**AIM OF THE EXERCISE:**
Within the data below, state how many lines contain the string "chart". Provide the number only.

──────────

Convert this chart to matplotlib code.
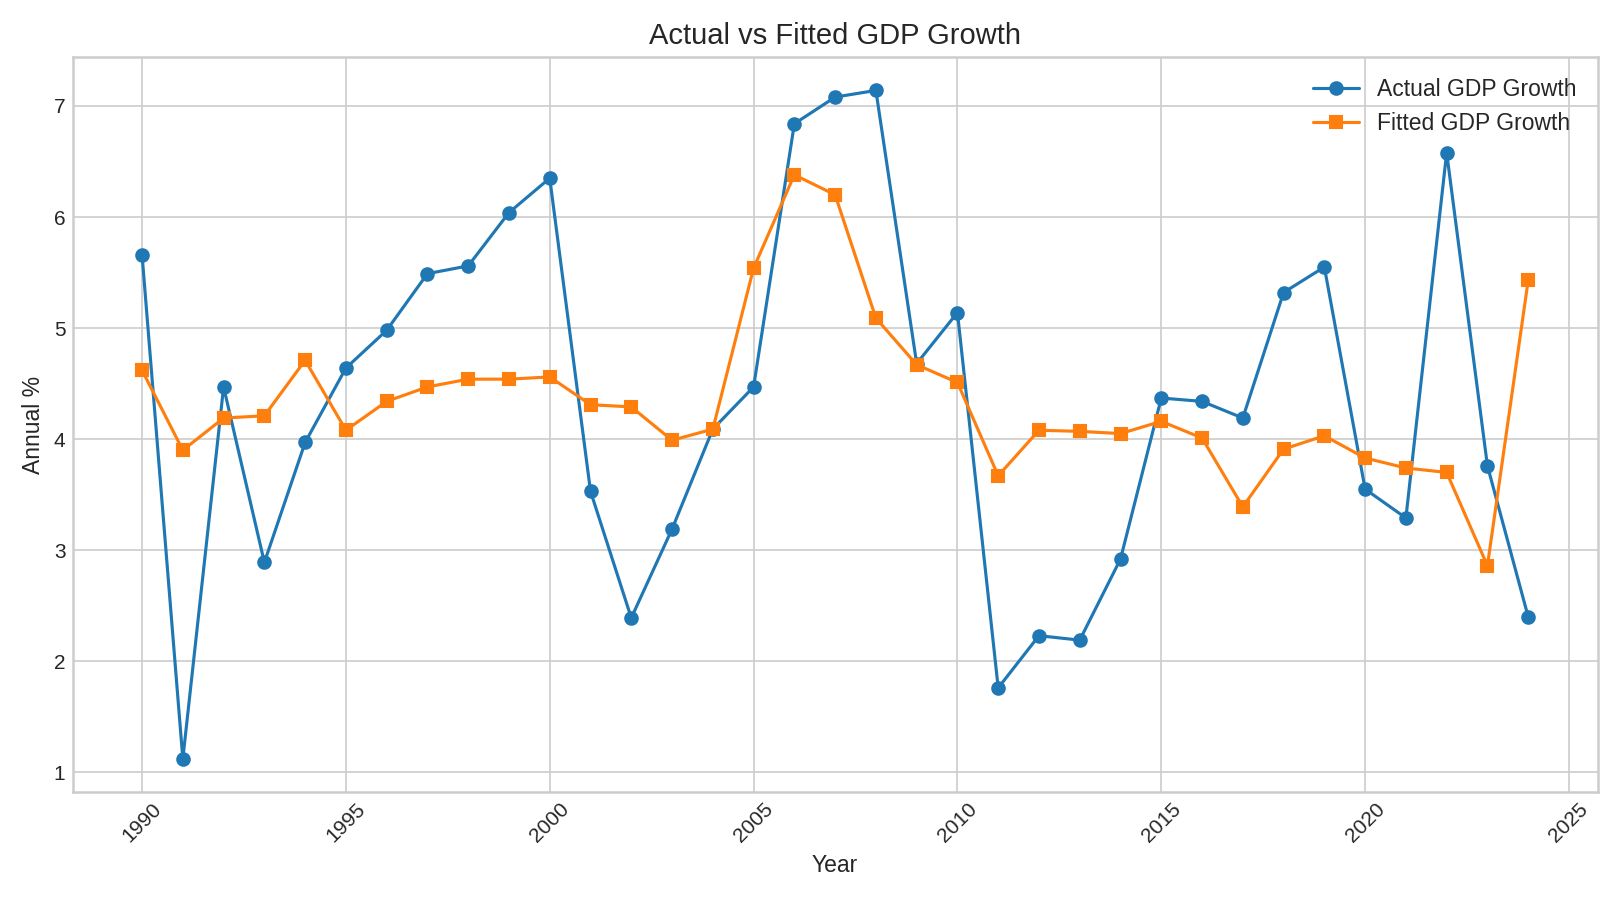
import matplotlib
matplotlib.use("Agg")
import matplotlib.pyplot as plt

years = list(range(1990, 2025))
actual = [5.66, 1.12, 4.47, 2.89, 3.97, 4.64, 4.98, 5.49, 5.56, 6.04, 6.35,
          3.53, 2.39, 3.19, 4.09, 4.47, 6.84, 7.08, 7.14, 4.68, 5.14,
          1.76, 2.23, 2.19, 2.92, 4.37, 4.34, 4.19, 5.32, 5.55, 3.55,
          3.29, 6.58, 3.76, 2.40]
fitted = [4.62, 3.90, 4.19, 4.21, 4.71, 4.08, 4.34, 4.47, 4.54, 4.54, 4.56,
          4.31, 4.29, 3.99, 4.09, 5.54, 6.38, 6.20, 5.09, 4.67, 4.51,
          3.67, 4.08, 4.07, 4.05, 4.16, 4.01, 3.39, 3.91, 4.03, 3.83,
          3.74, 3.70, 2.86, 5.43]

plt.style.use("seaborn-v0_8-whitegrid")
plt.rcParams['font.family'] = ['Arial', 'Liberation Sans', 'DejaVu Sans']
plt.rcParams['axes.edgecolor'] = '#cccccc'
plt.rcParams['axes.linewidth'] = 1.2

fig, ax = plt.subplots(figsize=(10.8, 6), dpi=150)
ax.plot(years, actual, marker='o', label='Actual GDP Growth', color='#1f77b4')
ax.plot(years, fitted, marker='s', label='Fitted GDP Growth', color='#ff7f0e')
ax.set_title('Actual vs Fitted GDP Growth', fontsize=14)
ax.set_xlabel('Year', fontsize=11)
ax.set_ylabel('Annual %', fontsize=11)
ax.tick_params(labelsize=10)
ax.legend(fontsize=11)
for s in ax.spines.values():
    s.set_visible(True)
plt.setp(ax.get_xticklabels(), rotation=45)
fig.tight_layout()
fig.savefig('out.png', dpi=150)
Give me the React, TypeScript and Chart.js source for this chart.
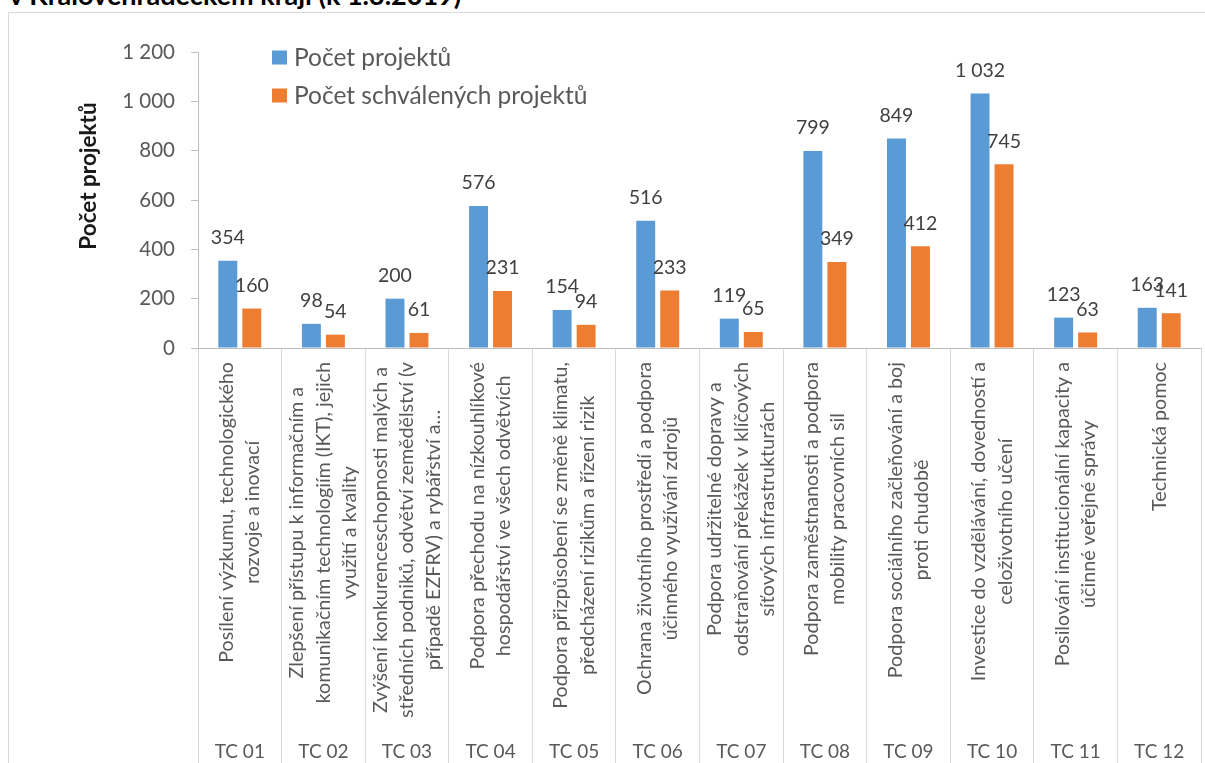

──────────

**COMPLETE RESPONSE:**
2